Property can be so stressful and emotional sometimes. One of my investors has pulled out for personal reasons and the vendor wants to complete early next week. It’s a good deal, but it looks like I’ll lose my deposit - any ideas?


THE ANSWER

When you enter the game of playing with private investors, you have to take on the chin that you are dealing with individuals who have a limited supply of funds and react emotionally to putting their money in your deal.
Is there an alternative? Yes, and it’s one I have been teaching for the past few years. Use bridging lenders.


Why is this a better way of funding property purchases?
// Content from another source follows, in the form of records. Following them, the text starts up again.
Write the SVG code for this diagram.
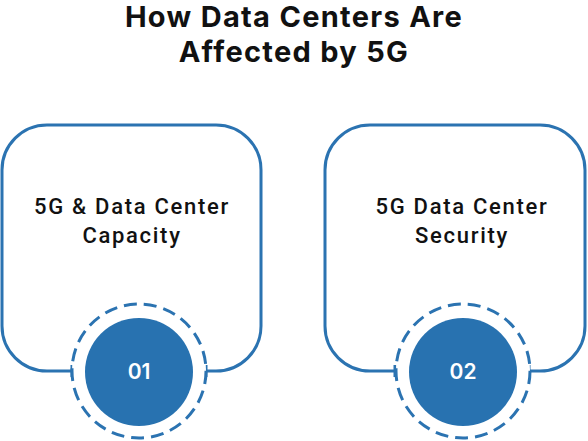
<svg xmlns="http://www.w3.org/2000/svg" width="588" height="441" viewBox="0 0 588 441">
<style>
.title{font-family:Inter,"Liberation Sans",sans-serif;font-weight:700;font-size:29px;letter-spacing:1.3px;fill:#111;text-anchor:middle}
.box{fill:none;stroke:#2b73b1;stroke-width:3}
.lbl{font-family:Roboto,"Open Sans","Liberation Sans",sans-serif;font-weight:500;font-size:22px;letter-spacing:1.7px;fill:#111;text-anchor:middle}
.dash{fill:#fff;stroke:#2b73b1;stroke-width:3;stroke-dasharray:13 7}
.dot{fill:#2872b0}
.num{font-family:Inter,"Liberation Sans",sans-serif;font-weight:600;font-size:21px;fill:#fff;text-anchor:middle}
</style>
<rect width="588" height="441" fill="#fff"/>
<g id="title">
<text class="title" x="294" y="27">How Data Centers Are</text>
<text class="title" x="294" y="62">Affected by 5G</text>
</g>
<g id="connectors">
<path class="box" d="M72 371 H47 A45 45 0 0 1 2 326 V170 A45 45 0 0 1 47 125 H216 A45 45 0 0 1 261 170 V326 A45 45 0 0 1 216 371 H206"/>
<path class="box" d="M72 365 V377 M206 365 V377"/>
<path class="box" d="M395 371 H370 A45 45 0 0 1 325 326 V170 A45 45 0 0 1 370 125 H540 A45 45 0 0 1 585 170 V326 A45 45 0 0 1 540 371 H529"/>
<path class="box" d="M395 365 V377 M529 365 V377"/>
</g>
<g id="node1">
<text class="lbl" x="132" y="214">5G &amp; Data Center</text>
<text class="lbl" x="132" y="243">Capacity</text>
<circle class="dash" cx="139" cy="371" r="67"/>
<circle class="dot" cx="139" cy="372" r="54"/>
<text class="num" x="139" y="379">01</text>
</g>
<g id="node2">
<text class="lbl" x="462" y="214">5G Data Center</text>
<text class="lbl" x="462" y="243">Security</text>
<circle class="dash" cx="463" cy="371" r="67"/>
<circle class="dot" cx="463" cy="372" r="54"/>
<text class="num" x="463" y="379">02</text>
</g>
</svg>
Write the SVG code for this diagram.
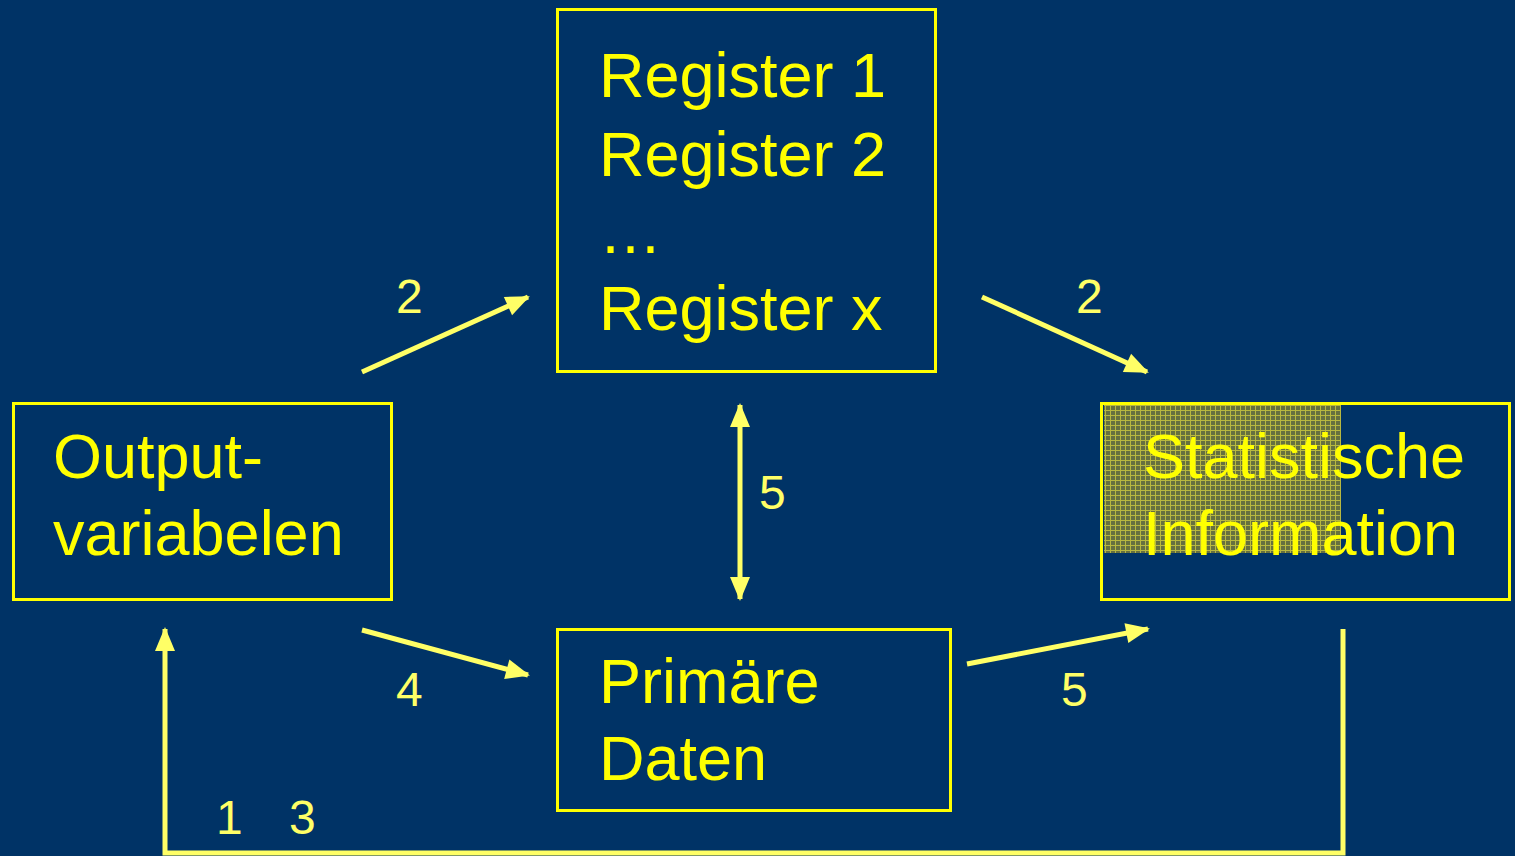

  • They don't have deep pockets and short arms
  • They are ready and willing to invest
  • You don't have to spend months building up their trust before they will put their money in your deal
  • They will never take 50% of your profits
  • They make jumping through the PS13/3 Sophisticated Investor hoops redundant
  • They don't have a crisis and need their money back early
  • They don't pull out just before, or even worse, just after you exchange contracts
  • They don't unexpectedly want to get involved in the minutiae of your project


Having brokered hundreds of bridging loans in recent years, I know how bridging finance saves investors the hassle and heartache of the flakiness of private finance. Even with tight deadlines you can get your funding in place quickly. Usually within 28 days, but in emergencies we’ve managed to get from zero to funded in a matter of days.